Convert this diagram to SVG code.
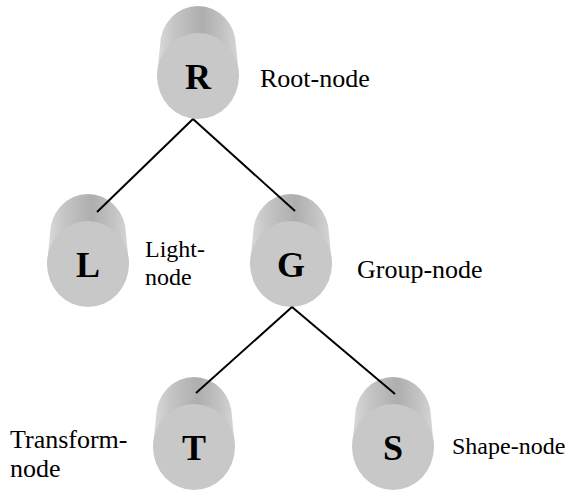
<svg xmlns="http://www.w3.org/2000/svg" xmlns:xlink="http://www.w3.org/1999/xlink" width="578" height="490" viewBox="0 0 578 490">
  <style>
    .label { font-family: "Liberation Serif", "Times New Roman", serif; font-size: 26px; fill: #000; }
    .small { font-size: 24px; }
    .letter { font-family: "Liberation Serif", "Times New Roman", serif; font-size: 36px; font-weight: bold; fill: #000; text-anchor: middle; }
    .edge { stroke: #000; stroke-width: 2; fill: none; }
    .face { fill: #c8c8c8; }
  </style>
  <defs>
    <!-- shaded side of the cylinder, lighter at the rims -->
    <linearGradient id="side" gradientUnits="userSpaceOnUse" x1="-41" y1="0" x2="41" y2="0">
      <stop offset="0" stop-color="#dadada"/>
      <stop offset="0.2" stop-color="#c6c6c6"/>
      <stop offset="0.55" stop-color="#aeaeae"/>
      <stop offset="0.8" stop-color="#c2c2c2"/>
      <stop offset="1" stop-color="#d6d6d6"/>
    </linearGradient>
    <!-- cylinder drawn around the centre of its front face -->
    <g id="cyl">
      <path d="M-41,0 L-38,-30 A38,40 0 0 1 38,-30 L41,0 Z" fill="url(#side)"/>
      <ellipse class="face" cx="0" cy="0" rx="41" ry="43"/>
    </g>
  </defs>

  <rect width="578" height="490" fill="#fff"/>

  <g id="node-R" transform="translate(198,76)">
    <use xlink:href="#cyl"/>
    <text class="letter" x="0" y="13">R</text>
  </g>
  <g id="node-L" transform="translate(88,264)">
    <use xlink:href="#cyl"/>
    <text class="letter" x="0" y="13">L</text>
  </g>
  <g id="node-G" transform="translate(291,264)">
    <use xlink:href="#cyl"/>
    <text class="letter" x="0" y="13">G</text>
  </g>
  <g id="node-T" transform="translate(194,447)">
    <use xlink:href="#cyl"/>
    <text class="letter" x="0" y="13">T</text>
  </g>
  <g id="node-S" transform="translate(393,447)">
    <use xlink:href="#cyl"/>
    <text class="letter" x="0" y="13">S</text>
  </g>

  <g id="connectors">
    <line class="edge" x1="193" y1="119" x2="97" y2="212"/>
    <line class="edge" x1="193" y1="119" x2="295" y2="211"/>
    <line class="edge" x1="292" y1="307" x2="196" y2="393"/>
    <line class="edge" x1="292" y1="307" x2="395" y2="394"/>
  </g>

  <g id="labels">
    <text class="label" x="260" y="87">Root-node</text>
    <text class="label small" x="145" y="257">Light-</text>
    <text class="label small" x="145" y="285">node</text>
    <text class="label" x="357" y="278">Group-node</text>
    <text class="label" x="10" y="448">Transform-</text>
    <text class="label" x="10" y="477">node</text>
    <text class="label small" x="452" y="454">Shape-node</text>
  </g>
</svg>
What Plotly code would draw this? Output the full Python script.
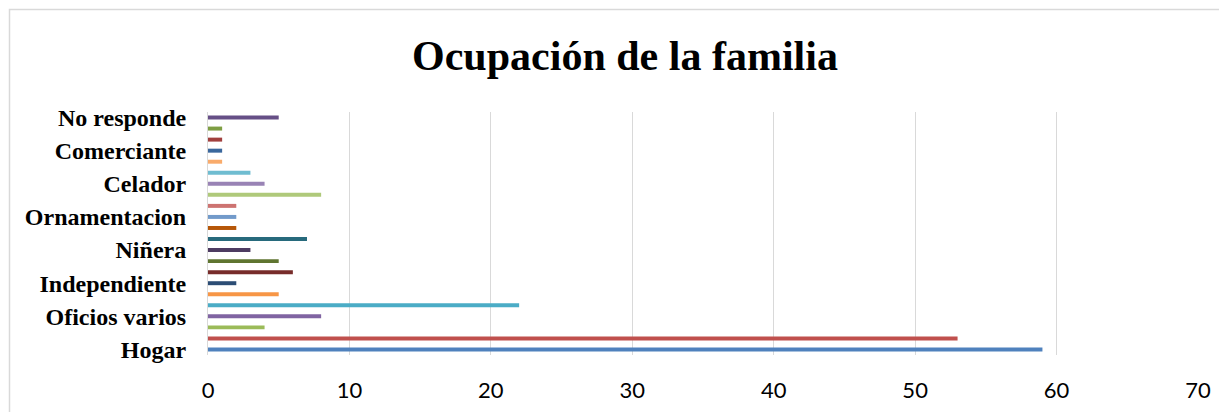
import plotly.graph_objects as go

# Values per bar, bottom to top (22 bars)
values = [59, 53, 4, 8, 22, 5, 2, 6, 5, 3, 7, 2, 2, 2, 8, 4, 3, 1, 1, 1, 1, 5]
# Labelled categories (every third bar carries a label)
tick_labels = ["Hogar", "Oficios varios", "Independiente", "Niñera",
               "Ornamentacion", "Celador", "Comerciante", "No responde"]
tick_positions = [0, 3, 6, 9, 12, 15, 18, 21]
x_ticks = [0, 10, 20, 30, 40, 50, 60, 70]

colors = ["#4F81BD", "#C0504D", "#9BBB59", "#8064A2", "#4BACC6", "#F79646",
          "#2C4D75", "#772C2A", "#5F7530", "#4D3B62", "#276A7C", "#B65708",
          "#729ACA", "#CD7371", "#AFC97A", "#9983B5", "#6FBDD1", "#F9AB6B",
          "#3A679C", "#A13F3D", "#7E9E43", "#664F86"]

idx = list(range(len(values)))

fig = go.Figure(go.Bar(
    x=values, y=idx, orientation="h",
    marker=dict(color=colors, line=dict(width=0)),
    width=0.36,
))

OFF = 8  # page body margin
W, H = 1227 - OFF, 412 - OFF
ml, mr, mt, mb = 208 - OFF, 29, 112 - OFF, 57
pw, ph = W - ml - mr, H - mt - mb

def px_x(p):
    return (p - OFF - ml) / pw

def px_y(p):
    return (H - mb - (p - OFF)) / ph

fig.update_layout(
    width=W, height=H,
    margin=dict(l=ml, r=mr, t=mt, b=mb, autoexpand=False),
    paper_bgcolor="white", plot_bgcolor="white",
    showlegend=False,
    title=dict(text="<b>Ocupación de la familia</b>",
               font=dict(family="Liberation Serif, Times New Roman, serif", size=42, color="black"),
               x=(625 - OFF) / W, xref="container", xanchor="center",
               y=1 - (55 - OFF) / H, yref="container", yanchor="middle"),
    xaxis=dict(range=[0, 70], tickvals=x_ticks, showgrid=True, gridcolor="#D9D9D9", gridwidth=1,
               zeroline=False, showline=False, ticks="",
               tickfont=dict(family="Lato, Carlito, sans-serif", size=22, color="black"),
               ticklabelstandoff=20),
    yaxis=dict(range=[-0.5, 21.5], tickvals=tick_positions, ticktext=tick_labels,
               showgrid=False, zeroline=False, showline=True, linecolor="#D9D9D9", linewidth=1,
               ticks="", ticklabelstandoff=16,
               tickfont=dict(family="Liberation Serif, Times New Roman, serif", size=24, color="black")),
    shapes=[dict(type="rect", xref="paper", yref="paper",
                 x0=px_x(9.5), x1=px_x(1240), y0=px_y(430), y1=px_y(9.5),
                 line=dict(color="#D9D9D9", width=1.5), fillcolor="rgba(0,0,0,0)", layer="below")],
)

fig.update_yaxes(tickfont_weight="bold")

fig.write_html("out.html")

+-------+

> **Exercise prompt**: Take the listing above and print it exactly, apart from the pictures.

> **Task answer**:
Convert this diagram to SVG code.
<svg xmlns="http://www.w3.org/2000/svg" xmlns:xlink="http://www.w3.org/1999/xlink" width="578" height="490" viewBox="0 0 578 490">
  <style>
    .label { font-family: "Liberation Serif", "Times New Roman", serif; font-size: 26px; fill: #000; }
    .small { font-size: 24px; }
    .letter { font-family: "Liberation Serif", "Times New Roman", serif; font-size: 36px; font-weight: bold; fill: #000; text-anchor: middle; }
    .edge { stroke: #000; stroke-width: 2; fill: none; }
    .face { fill: #c8c8c8; }
  </style>
  <defs>
    <!-- shaded side of the cylinder, lighter at the rims -->
    <linearGradient id="side" gradientUnits="userSpaceOnUse" x1="-41" y1="0" x2="41" y2="0">
      <stop offset="0" stop-color="#dadada"/>
      <stop offset="0.2" stop-color="#c6c6c6"/>
      <stop offset="0.55" stop-color="#aeaeae"/>
      <stop offset="0.8" stop-color="#c2c2c2"/>
      <stop offset="1" stop-color="#d6d6d6"/>
    </linearGradient>
    <!-- cylinder drawn around the centre of its front face -->
    <g id="cyl">
      <path d="M-41,0 L-38,-30 A38,40 0 0 1 38,-30 L41,0 Z" fill="url(#side)"/>
      <ellipse class="face" cx="0" cy="0" rx="41" ry="43"/>
    </g>
  </defs>

  <rect width="578" height="490" fill="#fff"/>

  <g id="node-R" transform="translate(198,76)">
    <use xlink:href="#cyl"/>
    <text class="letter" x="0" y="13">R</text>
  </g>
  <g id="node-L" transform="translate(88,264)">
    <use xlink:href="#cyl"/>
    <text class="letter" x="0" y="13">L</text>
  </g>
  <g id="node-G" transform="translate(291,264)">
    <use xlink:href="#cyl"/>
    <text class="letter" x="0" y="13">G</text>
  </g>
  <g id="node-T" transform="translate(194,447)">
    <use xlink:href="#cyl"/>
    <text class="letter" x="0" y="13">T</text>
  </g>
  <g id="node-S" transform="translate(393,447)">
    <use xlink:href="#cyl"/>
    <text class="letter" x="0" y="13">S</text>
  </g>

  <g id="connectors">
    <line class="edge" x1="193" y1="119" x2="97" y2="212"/>
    <line class="edge" x1="193" y1="119" x2="295" y2="211"/>
    <line class="edge" x1="292" y1="307" x2="196" y2="393"/>
    <line class="edge" x1="292" y1="307" x2="395" y2="394"/>
  </g>

  <g id="labels">
    <text class="label" x="260" y="87">Root-node</text>
    <text class="label small" x="145" y="257">Light-</text>
    <text class="label small" x="145" y="285">node</text>
    <text class="label" x="357" y="278">Group-node</text>
    <text class="label" x="10" y="448">Transform-</text>
    <text class="label" x="10" y="477">node</text>
    <text class="label small" x="452" y="454">Shape-node</text>
  </g>
</svg>
What Plotly code would draw this? Output the full Python script.
import plotly.graph_objects as go

# Values per bar, bottom to top (22 bars)
values = [59, 53, 4, 8, 22, 5, 2, 6, 5, 3, 7, 2, 2, 2, 8, 4, 3, 1, 1, 1, 1, 5]
# Labelled categories (every third bar carries a label)
tick_labels = ["Hogar", "Oficios varios", "Independiente", "Niñera",
               "Ornamentacion", "Celador", "Comerciante", "No responde"]
tick_positions = [0, 3, 6, 9, 12, 15, 18, 21]
x_ticks = [0, 10, 20, 30, 40, 50, 60, 70]

colors = ["#4F81BD", "#C0504D", "#9BBB59", "#8064A2", "#4BACC6", "#F79646",
          "#2C4D75", "#772C2A", "#5F7530", "#4D3B62", "#276A7C", "#B65708",
          "#729ACA", "#CD7371", "#AFC97A", "#9983B5", "#6FBDD1", "#F9AB6B",
          "#3A679C", "#A13F3D", "#7E9E43", "#664F86"]

idx = list(range(len(values)))

fig = go.Figure(go.Bar(
    x=values, y=idx, orientation="h",
    marker=dict(color=colors, line=dict(width=0)),
    width=0.36,
))

OFF = 8  # page body margin
W, H = 1227 - OFF, 412 - OFF
ml, mr, mt, mb = 208 - OFF, 29, 112 - OFF, 57
pw, ph = W - ml - mr, H - mt - mb

def px_x(p):
    return (p - OFF - ml) / pw

def px_y(p):
    return (H - mb - (p - OFF)) / ph

fig.update_layout(
    width=W, height=H,
    margin=dict(l=ml, r=mr, t=mt, b=mb, autoexpand=False),
    paper_bgcolor="white", plot_bgcolor="white",
    showlegend=False,
    title=dict(text="<b>Ocupación de la familia</b>",
               font=dict(family="Liberation Serif, Times New Roman, serif", size=42, color="black"),
               x=(625 - OFF) / W, xref="container", xanchor="center",
               y=1 - (55 - OFF) / H, yref="container", yanchor="middle"),
    xaxis=dict(range=[0, 70], tickvals=x_ticks, showgrid=True, gridcolor="#D9D9D9", gridwidth=1,
               zeroline=False, showline=False, ticks="",
               tickfont=dict(family="Lato, Carlito, sans-serif", size=22, color="black"),
               ticklabelstandoff=20),
    yaxis=dict(range=[-0.5, 21.5], tickvals=tick_positions, ticktext=tick_labels,
               showgrid=False, zeroline=False, showline=True, linecolor="#D9D9D9", linewidth=1,
               ticks="", ticklabelstandoff=16,
               tickfont=dict(family="Liberation Serif, Times New Roman, serif", size=24, color="black")),
    shapes=[dict(type="rect", xref="paper", yref="paper",
                 x0=px_x(9.5), x1=px_x(1240), y0=px_y(430), y1=px_y(9.5),
                 line=dict(color="#D9D9D9", width=1.5), fillcolor="rgba(0,0,0,0)", layer="below")],
)

fig.update_yaxes(tickfont_weight="bold")

fig.write_html("out.html")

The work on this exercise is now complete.